» **WHAT IS ASKED**:
Every line from the one holding "What seaborn and" through the one holding "from matplotlib.patches import FancyBboxPatch, Circle" should be returned exactly, both included; the pictures should not.

--- Begin EXCERPTED DATA ---

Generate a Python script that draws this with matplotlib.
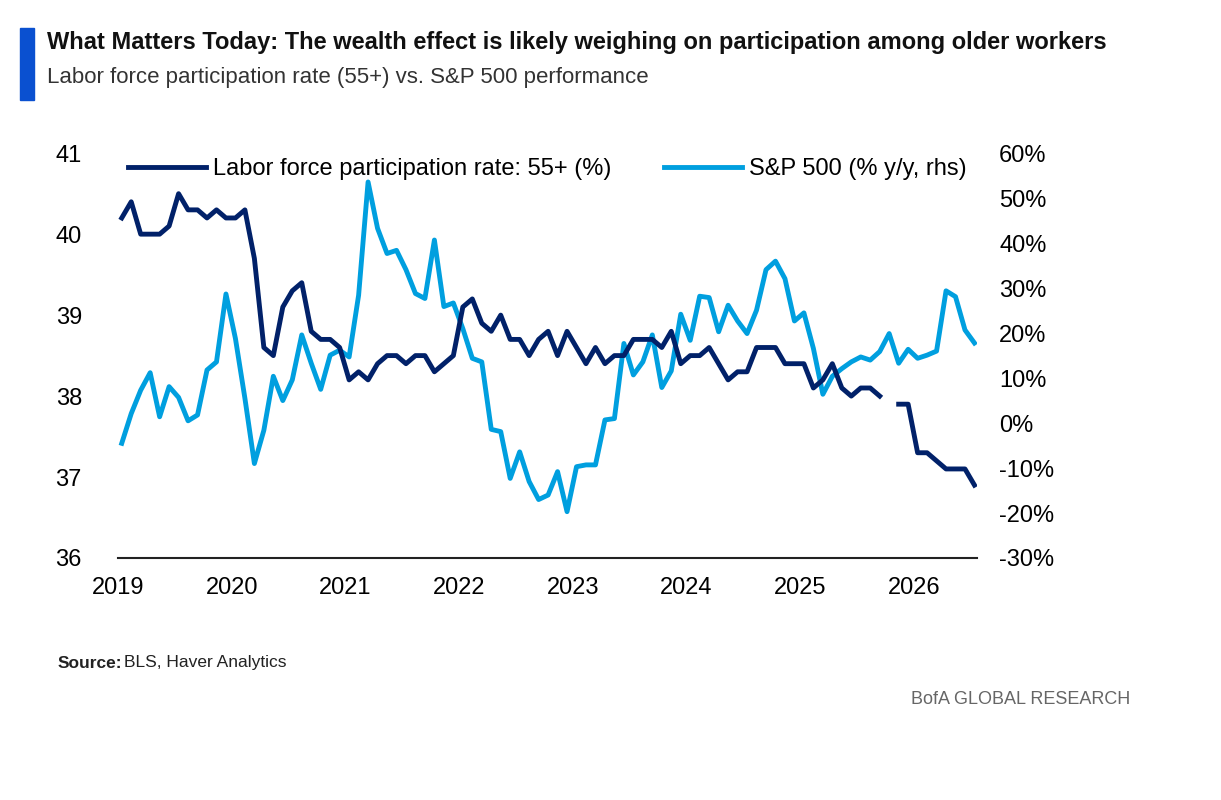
import numpy as np
import matplotlib
matplotlib.use("Agg")
from matplotlib import pyplot as plt
from matplotlib.patches import Rectangle

# monthly data, Jan 2019 onward
lfpr = [40.2, 40.4, 40.0, 40.0, 40.0, 40.1, 40.5, 40.3, 40.3, 40.2, 40.3, 40.2,
        40.2, 40.3, 39.7, 38.6, 38.5, 39.1, 39.3, 39.4, 38.8, 38.7, 38.7, 38.6,
        38.2, 38.3, 38.2, 38.4, 38.5, 38.5, 38.4, 38.5, 38.5, 38.3, 38.4, 38.5,
        39.1, 39.2, 38.9, 38.8, 39.0, 38.7, 38.7, 38.5, 38.7, 38.8, 38.5,
        38.8, 38.6, 38.4, 38.6, 38.4, 38.5, 38.5, 38.7, 38.7, 38.7, 38.6, 38.8,
        38.4, 38.5, 38.5, 38.6, 38.4, 38.2, 38.3, 38.3, 38.6, 38.6, 38.6, 38.4,
        38.4, 38.4, 38.1, 38.2, 38.4, 38.1, 38.0, 38.1, 38.1, 38.0, np.nan,
        37.9, 37.9, 37.3, 37.3, 37.2, 37.1, 37.1, 37.1, 36.9]
spx = [-4.5, 2.1, 7.3, 11.2, 1.4, 8.1, 5.7, 0.5, 1.8, 11.8, 13.6, 28.7,
       18.8, 5.5, -9.0, -1.6, 10.4, 5.0, 9.6, 19.6, 13.3, 7.5, 15.1, 16.2,
       14.7, 28.4, 53.6, 43.3, 37.7, 38.4, 34.1, 28.8, 27.7, 40.7, 25.9, 26.7,
       21.0, 14.4, 13.6, -1.4, -1.9, -12.3, -6.4, -13.0, -17.0, -16.0, -10.8,
       -19.7, -9.7, -9.3, -9.3, 0.7, 1.0, 17.7, 10.7, 13.6, 19.6, 7.9, 11.6,
       24.2, 18.4, 28.2, 27.9, 20.3, 26.2, 22.7, 19.9, 25.1, 34.1, 36.0, 32.1,
       22.7, 24.5, 16.6, 6.4, 10.4, 12.1, 13.6, 14.7, 14.0, 15.9, 19.9, 13.3,
       16.4, 14.4, 15.1, 16.0, 29.4, 28.1, 20.7, 17.8]
years = list(range(2019, 2027))

x = 2019 + (np.arange(len(lfpr)) + 0.4) / 12.0

navy = "#012169"
light = "#009FDF"
fam = ["Liberation Sans Narrow", "Liberation Sans", "DejaVu Sans"]

fig = plt.figure(figsize=(12.21, 8), dpi=100)
ax = fig.add_axes([0.0966, 0.3025, 0.7035, 0.506])
ax2 = ax.twinx()

l1, = ax.plot(x, lfpr, color=navy, lw=3.5, label="Labor force participation rate: 55+ (%)", zorder=3)
l2, = ax2.plot(x, spx, color=light, lw=3.5, label="S&P 500 (% y/y, rhs)", zorder=2)
ax.set_zorder(ax2.get_zorder() + 1)
ax.patch.set_visible(False)

ax.set_xlim(2019, 2026.555)
ax.set_ylim(36, 41)
ax2.set_ylim(-30, 60)
ax.set_xticks(years)
ax.set_xticklabels([str(y) for y in years], family=fam, fontsize=17)
ax.set_yticks(range(36, 42))
ax.set_yticklabels([str(v) for v in range(36, 42)], family=fam, fontsize=17)
ax2.set_yticks(range(-30, 61, 10))
ax2.set_yticklabels([f"{v}%" for v in range(-30, 61, 10)], family=fam, fontsize=17)
for a in (ax, ax2):
    for s in a.spines.values():
        s.set_visible(False)
    a.tick_params(length=0)
ax.spines["bottom"].set_visible(True)
ax.spines["bottom"].set_color("#222222")
ax.spines["bottom"].set_linewidth(1.5)
ax.tick_params(axis="x", pad=14)
ax.tick_params(axis="y", pad=26)
ax2.tick_params(axis="y", pad=16)

leg = ax.legend(handles=[l1, l2], loc="upper center", bbox_to_anchor=(0.5, 1.04), ncol=2,
                frameon=False, prop={"family": fam, "size": 17}, handlelength=3.3,
                columnspacing=2.2, handletextpad=0.3)

fig.patches.append(Rectangle((20 / 1221, 1 - 100 / 800), 14 / 1221, 72 / 800,
                             transform=fig.transFigure, color="#0A50D0"))
fig.text(47 / 1221, 1 - 42 / 800, "What Matters Today: The wealth effect is likely weighing on participation among older workers",
         family=fam, fontsize=17, weight="bold", va="center", color="#111111")
fig.text(47 / 1221, 1 - 78 / 800, "Labor force participation rate (55+) vs. S&P 500 performance",
         family=fam, fontsize=16, va="center", color="#333333")
fig.text(58 / 1221, 1 - 663 / 800, "Source:", family=fam, fontsize=12.5,
         weight="bold", va="center", color="#222222")
fig.text(124 / 1221, 1 - 663 / 800, "BLS, Haver Analytics",
         family=fam, fontsize=12.5, va="center", color="#222222")
fig.text(1130 / 1221, 1 - 700 / 800, "BofA GLOBAL RESEARCH",
         family=fam, fontsize=13, va="center", ha="right", color="#666666")

fig.savefig("out.png", dpi=100)
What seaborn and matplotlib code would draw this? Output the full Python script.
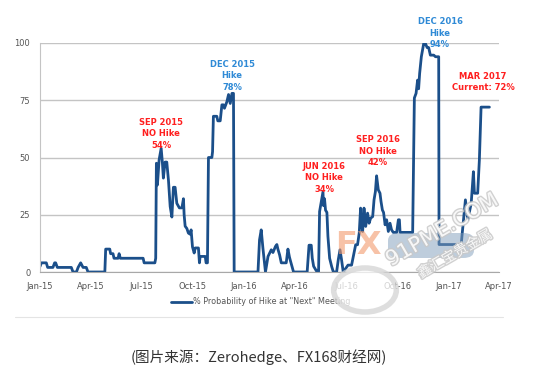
import numpy as np
import pandas as pd
import seaborn as sns
import matplotlib.pyplot as plt
import matplotlib.dates as mdates
import matplotlib.patheffects as pe
from matplotlib.lines import Line2D
from matplotlib.patches import FancyBboxPatch, Circle

# x = months since 1 Jan 2015, y = % probability
months = [0, 0.08, 0.37, 0.45, 0.76, 0.86, 0.92, 1.02, 1.84, 1.94, 2.14, 2.24, 2.39, 2.53, 2.72,
          2.82, 3.81, 3.86, 4.1, 4.15, 4.29, 4.35, 4.59, 4.65, 4.72, 6.06, 6.12, 6.75, 6.8,
          6.84, 6.9, 7.0, 7.12, 7.19, 7.25, 7.35, 7.45, 7.55, 7.65, 7.75, 7.84, 7.94, 8.04,
          8.19, 8.34, 8.43, 8.47, 8.53, 8.63, 8.72, 8.82, 8.88, 8.96, 9.06, 9.12, 9.31, 9.37,
          9.41, 9.71, 9.76, 9.84, 9.9, 10.1, 10.14, 10.19, 10.39, 10.45, 10.59, 10.69, 10.78,
          10.84, 10.98, 11.08, 11.18, 11.28, 11.37, 11.41,
          12.81, 12.9, 13.0, 13.1, 13.25, 13.4, 13.59, 13.69, 13.84, 13.92, 13.98, 14.08, 14.18,
          14.47, 14.57, 14.66, 14.72, 14.9, 15.7, 15.81, 15.94, 16.0, 16.08, 16.24, 16.37, 16.43,
          16.53, 16.63, 16.66, 16.72, 16.78, 16.86, 16.92, 17.02, 17.14, 17.24,
          17.43, 17.53, 17.63, 17.72, 17.82, 18.1, 18.31, 18.41, 18.55, 18.66, 18.76, 18.84,
          18.9, 18.96, 19.04, 19.14, 19.25, 19.34, 19.43, 19.55, 19.63, 19.71, 19.78, 19.88,
          19.98, 20.04, 20.12, 20.19, 20.28, 20.37, 20.47, 20.57, 20.66, 20.76, 20.96, 21.06,
          21.12, 21.16, 21.9,
          22.0, 22.1, 22.19, 22.25, 22.31, 22.41, 22.55, 22.65, 22.75, 22.84, 22.94, 23.14,
          23.24, 23.43, 23.45, 24.75, 25.0, 25.14, 25.34, 25.47, 25.53, 25.72, 25.82, 25.92, 26.41]
prob = [2.4, 4, 4, 2, 2, 4, 4, 2, 2, 0, 0, 2, 4, 2, 2,
        0, 0, 10, 10, 8, 8, 6, 6, 8, 6, 6, 4, 4, 6,
        47.5, 38, 49, 54, 48, 41, 48, 48, 40, 28.6, 24, 37, 37, 30,
        28, 28, 32, 25, 20, 19, 17, 16.5, 18.4, 11, 8.3, 10.5, 10.5, 4,
        6.8, 6.8, 4, 4, 50, 50, 52.5, 68, 68, 66, 66, 73, 73,
        71.5, 74.3, 77.5, 73.6, 78, 78, 0,
        0, 14, 18.4, 10.4, 0, 6.8, 9.7, 8.5, 11.2, 12, 10, 7.5, 4,
        4, 10, 6.5, 4.8, 0, 0, 11.7, 11.7, 6, 2.5, 0.5, 0, 26.4,
        30.8, 35, 29, 32, 27, 26, 15.6, 6, 2.4, 0,
        0, 5.4, 9.7, 5.4, 0, 3, 3, 6.8, 11.9, 11.9, 17, 27.9,
        21.3, 17.7, 27.9, 19.9, 25.7, 21.3, 23.5, 24.2, 31.5, 35.1, 42, 35.9,
        34.4, 30.8, 27.1, 26, 20.6, 22.8, 17.7, 21.3, 18.4, 17.3, 17.3, 22.8,
        22.8, 17.3, 17.3,
        76, 78, 83.8, 80, 86.7, 94, 99.8, 99.8, 98, 98, 94.7, 94.7,
        94, 94, 12, 12, 31.5, 22.8, 30, 43.8, 34.4, 34.4, 48.9, 72, 72]

series_name = '% Probability of Hike at "Next" Meeting'
yticks = [0, 25, 50, 75, 100]

notes = [
    ("SEP 2015\nNO Hike\n54%", "red"),
    ("DEC 2015\nHike\n78%", "blue"),
    ("JUN 2016\nNO Hike\n34%", "red"),
    ("SEP 2016\nNO Hike\n42%", "red"),
    ("DEC 2016\nHike\n94%", "blue"),
    ("MAR 2017\nCurrent: 72%", "red"),
]
note_pos = [(161, 134), (232, 76), (324, 178), (378, 151), (440, 33), (483, 82)]

dates = pd.Timestamp("2015-01-01") + pd.to_timedelta(np.array(months) * 30.437, unit="D")
df = pd.DataFrame({"date": dates, "prob": prob})

sns.set_style("white")
plt.rcParams["font.family"] = ["DejaVu Sans"]

W, H = 534, 375
fig = plt.figure(figsize=(W / 100, H / 100), dpi=100)
ax = fig.add_axes([40 / W, 1 - 272 / H, 459 / W, 229 / H])

sns.lineplot(data=df, x="date", y="prob", ax=ax, color="#1b4f8a", linewidth=2,
             label=series_name, legend=False)

ax.set_xlim(pd.Timestamp("2015-01-01"), pd.Timestamp("2017-04-01"))
ax.set_ylim(0, 100)
ax.set_yticks(yticks)
ax.xaxis.set_major_locator(mdates.MonthLocator(bymonth=[1, 4, 7, 10]))
ax.xaxis.set_major_formatter(mdates.DateFormatter("%b-%y"))
ax.set_xlabel("")
ax.set_ylabel("")
ax.grid(axis="y", color="#c4c4c4", linewidth=1)
ax.set_axisbelow(True)
for s in ["top", "right"]:
    ax.spines[s].set_visible(False)
ax.spines["left"].set_color("#c4c4c4")
ax.spines["bottom"].set_color("#a8a8a8")
ax.tick_params(axis="both", labelsize=6, colors="#9a9a9a", labelcolor="#555555",
               length=3, width=0.8, direction="out", pad=4)

colors = {"red": "#ff1f1f", "blue": "#2f8ad6"}
for (txt, c), (px, py) in zip(notes, note_pos):
    fig.text(px / W, 1 - py / H, txt, ha="center", va="center", color=colors[c],
             fontsize=6, fontweight="bold", linespacing=1.35)

leg = fig.legend(handles=[Line2D([], [], color="#1b4f8a", lw=2)], labels=[series_name],
                 loc="center", bbox_to_anchor=(261 / W, 1 - 302 / H), frameon=False,
                 fontsize=5.8, handlelength=2.6, handletextpad=0.1)
for t in leg.get_texts():
    t.set_color("#555555")

# FX168 / 91PME watermark
fig.add_artist(FancyBboxPatch((388 / W, 1 - 258 / H), 86 / W, 25 / H,
                              boxstyle="round,pad=0,rounding_size=0.02",
                              transform=fig.transFigure, facecolor="#7f9dbb",
                              edgecolor="none", alpha=0.5, zorder=5))
fig.text(358 / W, 1 - 245 / H, "FX", ha="center", va="center", fontsize=23,
         fontweight="heavy", color="#f39a6c", alpha=0.6, zorder=6)
halo = [pe.withStroke(linewidth=2, foreground="#c9c9c9")]
fig.add_artist(Circle((365 / W, 1 - 290 / H), 22 / H, transform=fig.transFigure,
                      facecolor="white", edgecolor="#d4d4d4", lw=4, alpha=0.75, zorder=6))
fig.text(442 / W, 1 - 230 / H, "91PME.COM", ha="center", va="center", fontsize=15,
         rotation=30, color="white", alpha=0.85, path_effects=halo, zorder=7)
fig.text(455 / W, 1 - 254 / H, "鑫汇宝贵金属", ha="center", va="center", fontsize=10,
         rotation=30, color="white", alpha=0.85, path_effects=halo, zorder=7,
         family=["Noto Sans CJK SC", "DejaVu Sans"])

fig.add_artist(Line2D([15 / W, 503 / W], [1 - 317 / H] * 2, color="#e4e4e4", lw=0.8))
fig.text(259 / W, 1 - 357 / H, "(图片来源：Zerohedge、FX168财经网)", ha="center", va="center",
         fontsize=10.5, color="#333333", family=["Noto Sans CJK SC", "DejaVu Sans"])

fig.savefig("out.png", dpi=100)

--- End EXCERPTED DATA ---

» **FULL SOLUTION**:
What seaborn and matplotlib code would draw this? Output the full Python script.
import numpy as np
import pandas as pd
import seaborn as sns
import matplotlib.pyplot as plt
import matplotlib.dates as mdates
import matplotlib.patheffects as pe
from matplotlib.lines import Line2D
from matplotlib.patches import FancyBboxPatch, Circle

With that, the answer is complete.